> Work required:
Select all lines in the records that include "this".

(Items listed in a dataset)
◆ ◆ ◆ ◆ ◆

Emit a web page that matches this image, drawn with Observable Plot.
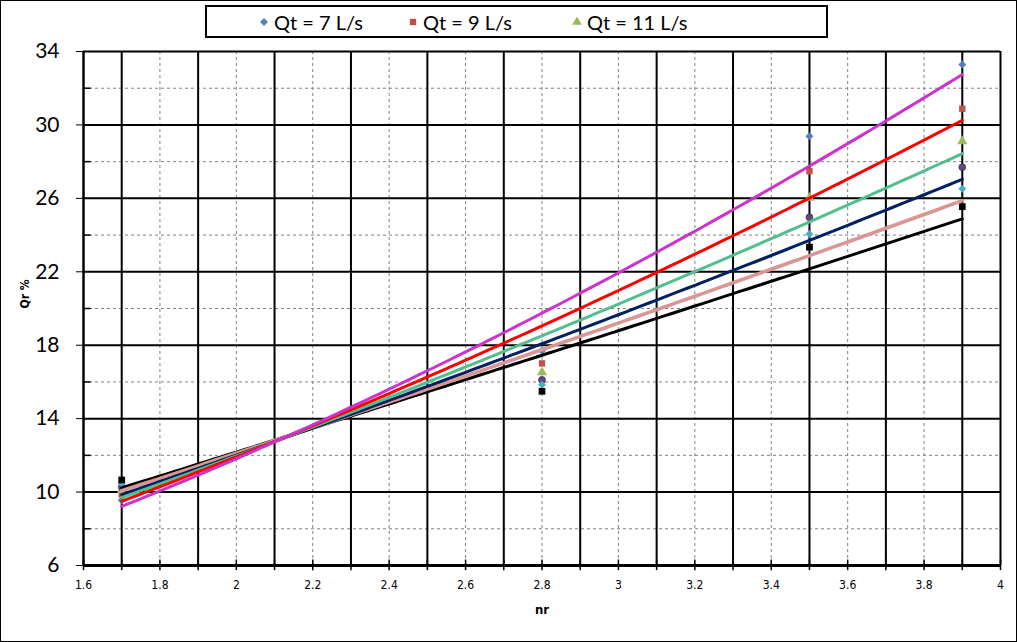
<!DOCTYPE html>
<html><head><meta charset="utf-8">
<script src="https://cdn.jsdelivr.net/npm/d3@7"></script>
<script src="https://cdn.jsdelivr.net/npm/@observablehq/plot@0.6"></script>
<style>
body{margin:0;background:#fff;}
#chart{position:relative;width:1017px;height:642px;overflow:hidden;font-family:Lato,"Open Sans",sans-serif;background:#fff;}
#border{position:absolute;left:0;top:0;width:1017px;height:642px;box-sizing:border-box;border:1.5px solid #000;pointer-events:none;}
#legend{position:absolute;left:205px;top:5px;width:623px;height:33px;box-sizing:border-box;border:2px solid #000;background:#fff;}
.item{position:absolute;top:0;height:29px;display:flex;align-items:center;font-size:20px;color:#000;white-space:nowrap;}
.item svg{margin-right:5px;}
#plot{position:absolute;left:0;top:43px;}
</style></head><body>
<div id="chart"><div id="legend"></div><div id="plot"></div><div id="border"></div></div>
<script>
// ---- data ----
const nr = [1.7, 2.8, 3.5, 3.9];
const qt7  = [9.56, 17.70, 29.38, 33.29];
const qt9  = [9.87, 17.01, 27.48, 30.88];
const qt11 = [10.08, 16.52, 26.03, 29.11];
const s4   = [10.26, 16.11, 24.97, 27.70];
const s5   = [10.47, 15.85, 24.06, 26.52];
const s6   = [10.66, 15.49, 23.34, 25.55];
const seriesNames = ["Qt = 7 L/s", "Qt = 9 L/s", "Qt = 11 L/s", "Series 4", "Series 5", "Series 6"];
const legendNames = ["Qt = 7 L/s", "Qt = 9 L/s", "Qt = 11 L/s"];
const xLabelTicks = [1.6, 1.8, 2, 2.2, 2.4, 2.6, 2.8, 3, 3.2, 3.4, 3.6, 3.8, 4];
const xSolidGrid = [1.7, 1.9, 2.1, 2.3, 2.5, 2.7, 2.9, 3.1, 3.3, 3.5, 3.7, 3.9, 4];
const xDashedGrid = [1.8, 2, 2.2, 2.4, 2.6, 2.8, 3, 3.2, 3.4, 3.6, 3.8];
const xMinorTicks = [1.6, 1.7, 1.8, 1.9, 2, 2.1, 2.2, 2.3, 2.4, 2.5, 2.6, 2.7, 2.8, 2.9, 3, 3.1, 3.2, 3.3, 3.4, 3.5, 3.6, 3.7, 3.8, 3.9, 4];
const yLabelTicks = [6, 10, 14, 18, 22, 26, 30, 34];
const yDashedGrid = [8, 12, 16, 20, 24, 28, 32];

// ---- styles ----
const seriesValues = [qt7, qt9, qt11, s4, s5, s6];
const markerColors = ["#4F81BD", "#C0504D", "#9BBB59", "#604A7B", "#4BACC6", "#000000"];
const markerSymbols = ["diamond2", "square", "triangle", "circle", "diamond2", "square"];
const markerR = [3.6, 3.6, 3.8, 3.4, 3.6, 3.8];
const trendColors = ["#CC33CC", "#FF0000", "#52BE8E", "#002060", "#DA9694", "#000000"];
const trendWidths = [3, 3, 3, 3, 3.6, 3];

// power trendline y = a x^b (least squares in log-log space, like Excel)
function fitPower(xs, ys) {
  const lx = xs.map(Math.log), ly = ys.map(Math.log);
  const mx = d3.mean(lx), my = d3.mean(ly);
  const b = d3.sum(lx, (v, i) => (v - mx) * (ly[i] - my)) / d3.sum(lx, v => (v - mx) ** 2);
  const a = Math.exp(my - b * mx);
  return {a, b};
}

const rows = seriesValues.map((vals, i) => nr.map((x, j) => ({series: seriesNames[i], nr: x, qr: vals[j]})));
const xMin = d3.min(nr), xMax = d3.max(nr);
const trends = seriesValues.map((vals, i) => {
  const {a, b} = fitPower(nr, vals);
  return d3.range(0, 111).map(k => {
    const x = xMin + (xMax - xMin) * k / 110;
    return {series: seriesNames[i], nr: x, qr: a * Math.pow(x, b)};
  });
});

const narrow = "'Liberation Sans Narrow','DejaVu Sans Condensed',sans-serif";
const marks = [
  Plot.ruleX(xDashedGrid, {stroke: "#808080", strokeWidth: 1, strokeDasharray: "3,3"}),
  Plot.ruleY(yDashedGrid, {stroke: "#808080", strokeWidth: 1, strokeDasharray: "3,3"}),
  Plot.ruleX(xSolidGrid, {stroke: "#000", strokeWidth: 2}),
  Plot.ruleY(yLabelTicks.filter(d => d > 6), {stroke: "#000", strokeWidth: 2}),
  // minor tick marks
  Plot.ruleY(yDashedGrid, {x1: 1.6, x2: 1.62, stroke: "#000", strokeWidth: 1.5}),
  Plot.ruleX(xMinorTicks, {y1: 5.72, y2: 6.3, stroke: "#000", strokeWidth: 1.5}),
  // axes
  Plot.axisY({ticks: yLabelTicks, tickSize: 7, tickPadding: 17, fontSize: 21, fontFamily: "Lato", label: null, stroke: "#000"}),
  Plot.axisX({ticks: xLabelTicks, tickSize: 0, tickPadding: 15, fontSize: 12, fontFamily: narrow, tickFormat: d => String(d), label: null}),
  Plot.text(["nr"], {frameAnchor: "bottom", dy: 48, fontSize: 13, fontWeight: "bold", fontFamily: narrow}),
  Plot.text(["Qr %"], {frameAnchor: "left", dx: -58, rotate: -90, fontSize: 12, fontWeight: "bold", fontFamily: narrow}),
];
// markers
rows.forEach((r, i) => {
  marks.push(Plot.dot(r, {x: "nr", y: "qr", symbol: () => markerSymbols[i], fill: markerColors[i], r: markerR[i],
    stroke: i === 3 ? "#3F3151" : "none", strokeWidth: 0.8}));
});
// trendlines (drawn over the markers)
for (let i = trends.length - 1; i >= 0; i--) {
  marks.push(Plot.line(trends[i], {x: "nr", y: "qr", stroke: trendColors[i], strokeWidth: trendWidths[i]}));
}
// frame lines
marks.push(Plot.ruleX([1.6], {stroke: "#000", strokeWidth: 2.5}));
marks.push(Plot.ruleY([6], {stroke: "#000", strokeWidth: 3}));

const plot = Plot.plot({
  width: 1017, height: 599,
  marginTop: 8, marginLeft: 83, marginRight: 17, marginBottom: 77,
  x: {domain: [1.6, 4]},
  y: {domain: [6, 34]},
  symbol: {type: "identity"},
  style: {background: "transparent", color: "#000", overflow: "visible"},
  marks
});
document.getElementById("plot").appendChild(plot);

// legend
const legend = document.getElementById("legend");
const legendX = [52, 201, 365];
const symMap = {diamond2: d3.symbolDiamond2, square: d3.symbolSquare, triangle: d3.symbolTriangle};
legendNames.forEach((name, i) => {
  const idx = seriesNames.indexOf(name);
  const div = document.createElement("div");
  div.className = "item";
  div.style.left = legendX[i] + "px";
  const path = d3.symbol(symMap[markerSymbols[idx]], 40)();
  div.innerHTML = `<svg width="10" height="10" viewBox="-5 -5 10 10"><path d="${path}" fill="${markerColors[idx]}"/></svg><span>${name}</span>`;
  legend.appendChild(div);
});
</script>
</body></html>
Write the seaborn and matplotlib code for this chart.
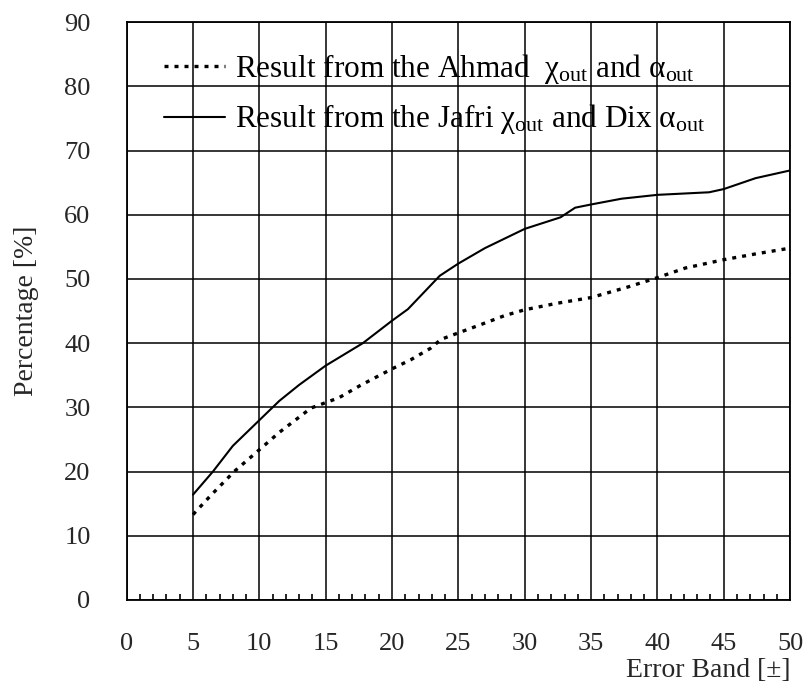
import matplotlib
matplotlib.use("Agg")
import matplotlib.pyplot as plt
import seaborn as sns
from matplotlib.ticker import MultipleLocator, FixedLocator

# Percentage of cases inside each error band (Jafri chi / Dix alpha)
jafri_x = [5, 6.5, 8, 10, 11.5, 13, 15, 17.8, 20, 21.2, 23.6, 25, 27, 30,
           32.7, 33.8, 35, 37.3, 40, 43.9, 45, 47.4, 50]
jafri_y = [16.4, 20.0, 24.0, 28.0, 31.0, 33.5, 36.5, 40.0, 43.5, 45.3, 50.5,
           52.4, 54.8, 57.8, 59.6, 61.1, 61.6, 62.5, 63.1, 63.5, 64.0, 65.7, 66.9]

# Percentage of cases inside each error band (Ahmad chi / alpha)
ahmad_x = [5, 6.3, 8.1, 10, 11.5, 13.9, 16, 17.6, 20, 21.4, 22.9, 23.7, 25,
           26.7, 28.5, 30, 32.4, 35, 37.7, 40, 42.1, 45, 47.4, 50]
ahmad_y = [13.3, 16.2, 20.0, 23.4, 26.1, 29.9, 31.5, 33.4, 36.0, 37.4, 39.2,
           40.6, 41.6, 42.9, 44.3, 45.2, 46.2, 47.1, 48.7, 50.2, 51.7, 53.0,
           53.9, 54.8]

x_ticks = list(range(0, 51, 5))
y_ticks = list(range(0, 91, 10))

label_ahmad = r"Result from the Ahmad  $\mathrm{\chi_{out}}$ and $\mathrm{\alpha_{out}}$"
label_jafri = r"Result from the Jafri $\mathrm{\chi_{out}}$ and Dix $\mathrm{\alpha_{out}}$"

sns.set_style("white")
plt.rcParams.update({
    "font.family": ["Liberation Serif", "DejaVu Serif"],
    "mathtext.fontset": "custom",
    "mathtext.rm": "Liberation Serif",
    "mathtext.it": "Liberation Serif:italic",
    "mathtext.bf": "Liberation Serif:bold",
    "axes.edgecolor": "black",
    "axes.linewidth": 1.3,
})

fig = plt.figure(figsize=(8.12, 6.92), dpi=100)
ax = fig.add_axes([0.156, 0.133, 0.817, 0.835])

sns.lineplot(x=ahmad_x, y=ahmad_y, ax=ax, color="black", linewidth=2.4,
             linestyle=(0, (1.2, 1.8)), estimator=None, sort=False,
             label=label_ahmad)
sns.lineplot(x=jafri_x, y=jafri_y, ax=ax, color="black", linewidth=1.5,
             estimator=None, sort=False, label=label_jafri)

ax.set_xlim(0, 50)
ax.set_ylim(0, 90)
ax.xaxis.set_major_locator(FixedLocator(x_ticks))
ax.yaxis.set_major_locator(FixedLocator(y_ticks))
ax.xaxis.set_minor_locator(MultipleLocator(1))
ax.grid(True, which="major", color="black", linewidth=1.1)
ax.set_axisbelow(True)

ax.tick_params(axis="both", which="major", length=0, labelsize=19)
ax.tick_params(axis="x", which="major", pad=24)
ax.tick_params(axis="y", which="major", pad=26)
ax.tick_params(axis="x", which="minor", direction="in", length=4,
               width=1.2, color="black", bottom=True, top=False)

ax.set_xlabel("Error Band [\u00b1]", fontsize=20, loc="right", labelpad=2)
ax.set_ylabel("Percentage [%]", fontsize=20, labelpad=18)

leg = ax.legend(loc="upper left", bbox_to_anchor=(0.057, 0.948),
                frameon=False, fontsize=22.5, handlelength=1.95,
                handletextpad=0.3, labelspacing=0.52, borderpad=0,
                borderaxespad=0)
for t in leg.get_texts():
    t.set_color("black")

fig.savefig("out.png", dpi=100, facecolor="white")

◆ ◆ ◆ ◆ ◆

> The completed task:
Emit a web page that matches this image, drawn with Observable Plot.
Write the seaborn and matplotlib code for this chart.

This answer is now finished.